As for which kinds of trees Renander chooses to create, she said she enjoys silhouettes more than the bushy types in part because the medium she uses. She said it doesn’t allow for big sprawling deciduous trees with lots of leaves or pine needles. She also said that many of the trees in this exhibit come from real trees around her home in Missoula.
Renander also creates commissions out of her studio. In 2004 she attended the Pilchuck Glass School outside of Seattle as a scholarship student. It was here that she experienced the possibilities of doing sand blasted etching on glass after attending Peter McGrain’s glass painting work shop in Bengin, Washington.
At the workshop she learned the traditional techniques of glass painting, silver staining and some basic fusing. By combining these techniques with traditional stained glass methods Renander creates her unique glass panels. Renander primarily does commissions for homes and commercial spaces nowadays and has been a member of The Artists’ Shop Co-op in Missoula, Montana for the past 15 years.
She attend the University of Montana in Missoula and graduated in 1998 with a B.A. in Fine Arts. She has ties to Great Falls where she attended junior high and high school. Though she had primarily been a painter in college, she was always drawn to glass. After graduation she served as an intern in Sun Valley, Idaho with glass artist and Great Falls native, Jacques Bordeleau
And while she’s been at it for almost 20 years, she said she still does drop pieces now and then, adding that that’s just kind of the nature of the medium.

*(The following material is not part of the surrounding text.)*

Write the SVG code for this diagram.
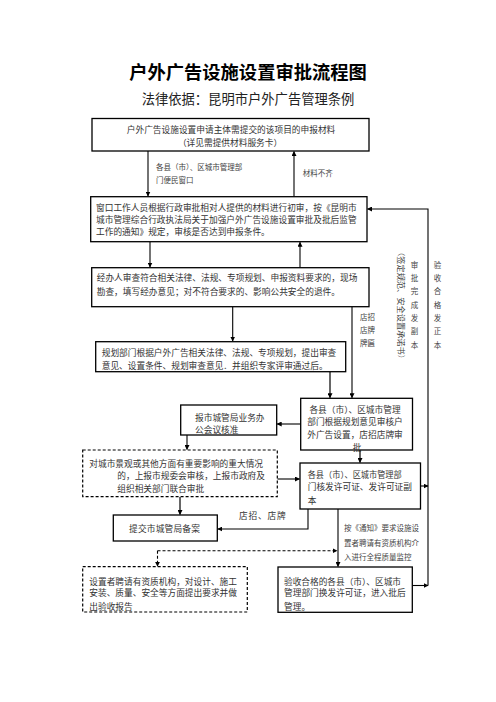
<svg xmlns="http://www.w3.org/2000/svg" width="496" height="702" viewBox="0 0 496 702">
<defs>
<marker id="ah" viewBox="0 0 10 10" refX="9" refY="5" markerWidth="5" markerHeight="5" orient="auto" markerUnits="userSpaceOnUse">
<path d="M0,0 L10,5 L0,10 z" fill="#000"/>
</marker>
<marker id="ahg" viewBox="0 0 10 10" refX="9" refY="5" markerWidth="5" markerHeight="5" orient="auto" markerUnits="userSpaceOnUse">
<path d="M0,0 L10,5 L0,10 z" fill="#000"/>
</marker>
</defs>
<style>
.box{fill:#fff;stroke:#000;stroke-width:1.3}
.dbox{fill:#fff;stroke:#000;stroke-width:1.2;stroke-dasharray:3,2}
.t{font-family:"Noto Sans CJK SC","Liberation Sans",sans-serif;font-size:8.7px;fill:#333}
.s{font-family:"Noto Sans CJK SC","Liberation Sans",sans-serif;font-size:7.5px;fill:#444}
.c{fill:none;stroke:#000;stroke-width:1.1}
.g{fill:none;stroke:#666;stroke-width:2}
.d{fill:none;stroke:#000;stroke-width:1.1;stroke-dasharray:3,2}
</style>
<rect width="496" height="702" fill="#fff"/>
<text x="248" y="79" text-anchor="middle" font-family="'Noto Sans CJK SC',sans-serif" font-size="18.3" font-weight="bold" fill="#000">户外广告设施设置审批流程图</text>
<text x="248" y="104" text-anchor="middle" font-family="'Noto Sans CJK SC',sans-serif" font-size="13.3" fill="#222">法律依据：昆明市户外广告管理条例</text>

<g id="connectors">
<path class="c" d="M148,151 V196" marker-end="url(#ah)"/>
<path class="c" d="M294,196.7 V151.5" marker-end="url(#ah)"/>
<path class="c" d="M150,241.7 V267" marker-end="url(#ah)"/>
<path class="c" d="M300,267.7 V242.2" marker-end="url(#ah)"/>
<path class="c" d="M232.7,306.7 V341" marker-end="url(#ah)"/>
<path class="c" d="M352,306.7 V397.8" marker-end="url(#ah)"/>
<path class="g" d="M330,371.7 V397.8" marker-end="url(#ahg)"/>
<path class="c" d="M300.7,424 H277.2" marker-end="url(#ah)"/>
<path class="c" d="M187,435 V449.5" marker-end="url(#ah)"/>
<path class="c" d="M277.3,479 H299.5" marker-end="url(#ah)"/>
<path class="g" d="M360,450 V462.5" marker-end="url(#ahg)"/>
<path class="g" d="M180,496.7 V514.5" marker-end="url(#ahg)"/>
<path class="c" d="M308,509 V529 H217.8" marker-end="url(#ah)"/>
<path class="c" d="M338,509 V566.5" marker-end="url(#ah)"/>
<path class="d" d="M157.5,550.7 H337" marker-end="url(#ah)"/>
<path class="d" d="M157.5,550.7 V566.2" marker-end="url(#ah)"/>
<path class="c" d="M420.5,486 H428" marker-end="url(#ah)"/>
<path class="c" d="M412.3,585.5 H428" marker-end="url(#ah)"/>
<path class="c" d="M428,585.5 V209 H367.5" marker-end="url(#ah)"/>
</g>

<g id="labels">
<text class="s" x="156" y="170" font-size="7.8">各县（市）、区城市管理部</text>
<text class="s" x="156" y="183" font-size="7.8">门便民窗口</text>
<text class="s" x="302.7" y="175.5" font-size="7">材料不齐</text>
<text class="s" x="360" y="320">店招</text>
<text class="s" x="360" y="333">店牌</text>
<text class="s" x="360" y="346">牌匾</text>
<text class="s" text-anchor="middle"><tspan x="414.5" y="267.6">审</tspan><tspan x="414.5" y="280.9">批</tspan><tspan x="414.5" y="294.2">完</tspan><tspan x="414.5" y="307.6">成</tspan><tspan x="414.5" y="320.9">发</tspan><tspan x="414.5" y="334.2">副</tspan><tspan x="414.5" y="347.6">本</tspan></text>
<text class="s" text-anchor="middle"><tspan x="437.5" y="267.6">验</tspan><tspan x="437.5" y="280.9">收</tspan><tspan x="437.5" y="294.2">合</tspan><tspan x="437.5" y="307.6">格</tspan><tspan x="437.5" y="320.9">发</tspan><tspan x="437.5" y="334.2">正</tspan><tspan x="437.5" y="347.6">本</tspan></text>
<text class="s" font-size="8.2" transform="translate(398,248) rotate(90)" x="0" y="0" textLength="115" lengthAdjust="spacingAndGlyphs">（签定规范、安全设置承诺书）</text>
<text class="t" x="239" y="519" letter-spacing="0.8">店招、店牌</text>
<text class="s" x="344" y="531">按《通知》要求设施设</text>
<text class="s" x="344" y="545.5">置者聘请有资质机构介</text>
<text class="s" x="344" y="560">入进行全程质量监控</text>
</g>

<g id="n1">
<rect class="box" x="92" y="118.5" width="277" height="32.5"/>
<text class="t" x="231" y="133.2" text-anchor="middle">户外广告设施设置申请主体需提交的该项目的申报材料</text>
<text class="t" x="230" y="145.6" text-anchor="middle">（详见需提供材料服务卡）</text>
</g>
<g id="n2">
<rect class="box" x="90.7" y="196.7" width="276.3" height="45"/>
<text class="t" x="96" y="211.3">窗口工作人员根据行政审批相对人提供的材料进行初审，按《昆明市</text>
<text class="t" x="96" y="223">城市管理综合行政执法局关于加强户外广告设施设置审批及批后监管</text>
<text class="t" x="96" y="234.7">工作的通知》规定，审核是否达到申报条件。</text>
</g>
<g id="n3">
<rect class="box" x="91.7" y="267.7" width="277.3" height="39"/>
<text class="t" x="96.7" y="281.3">经办人审查符合相关法律、法规、专项规划、申报资料要求的，现场</text>
<text class="t" x="96.7" y="295.3">勘查，填写经办意见；对不符合要求的、影响公共安全的退件。</text>
</g>
<g id="n4">
<rect class="box" x="95.7" y="341.7" width="250" height="30"/>
<text class="t" x="101.7" y="356.3">规划部门根据户外广告相关法律、法规、专项规划，提出审查</text>
<text class="t" x="101.7" y="368.7">意见、设置条件、规划审查意见．并组织专家评审通过后。</text>
</g>
<g id="n5">
<rect class="box" x="300.7" y="398.3" width="111.8" height="51.7"/>
<text class="t" x="355" y="413" text-anchor="middle">各县（市）、区城市管理</text>
<text class="t" x="355" y="425.3" text-anchor="middle">部门根据规划意见审核户</text>
<text class="t" x="355" y="438" text-anchor="middle">外广告设置，店招店牌审</text>
<text class="t" x="357" y="451.3" text-anchor="middle">批</text>
</g>
<g id="n6">
<rect class="box" x="180.7" y="405" width="96" height="30"/>
<text class="t" x="195" y="421">报市城管局业务办</text>
<text class="t" x="195" y="433">公会议核准</text>
</g>
<g id="n7">
<rect class="dbox" x="82.7" y="450" width="194.6" height="46.7"/>
<text class="t" x="89.3" y="467">对城市景观或其他方面有重要影响的重大情况</text>
<text class="t" x="117.3" y="479">的，上报市规委会审核，上报市政府及</text>
<text class="t" x="117.3" y="492">组织相关部门联合审批</text>
</g>
<g id="n8">
<rect class="box" x="300" y="463" width="120.5" height="46"/>
<text class="t" x="307.7" y="478" textLength="94" lengthAdjust="spacingAndGlyphs">各县（市）、区城市管理部</text>
<text class="t" x="307.7" y="490">门核发许可证、发许可证副</text>
<text class="t" x="307.7" y="503.7">本</text>
</g>
<g id="n9">
<rect class="box" x="113.3" y="515" width="104" height="26"/>
<text class="t" x="129" y="532" letter-spacing="0.2">提交市城管局备案</text>
</g>
<g id="n10">
<rect class="dbox" x="82.7" y="566.7" width="164.6" height="45.3"/>
<text class="t" x="89.3" y="584.7">设置者聘请有资质机构，对设计、施工</text>
<text class="t" x="89.3" y="596.3">安装、质量、安全等方面提出要求并做</text>
<text class="t" x="89.3" y="609.7">出验收报告</text>
</g>
<g id="n11">
<rect class="box" x="278" y="567" width="134.3" height="45.3"/>
<text class="t" x="284" y="584.7" textLength="117" lengthAdjust="spacingAndGlyphs">验收合格的各县（市）、区城市</text>
<text class="t" x="284" y="596.3">管理部门换发许可证，进入批后</text>
<text class="t" x="284" y="609.7">管理。</text>
</g>
</svg>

“I’ve broken a lot of stuff. I have broken stuff toward the end of the process when I’ve already put in many hours of work and at the beginning, which, right at the beginning is a lot better, but I’ve had my cats break pieces, and all kinds of other things. It’s just sort of never ending. It’s frustrating medium it really is — it’s expensive, it’s painful, and it’s kind of toxic and I break a lot, but I get over it because it’s so beautiful and I love it.”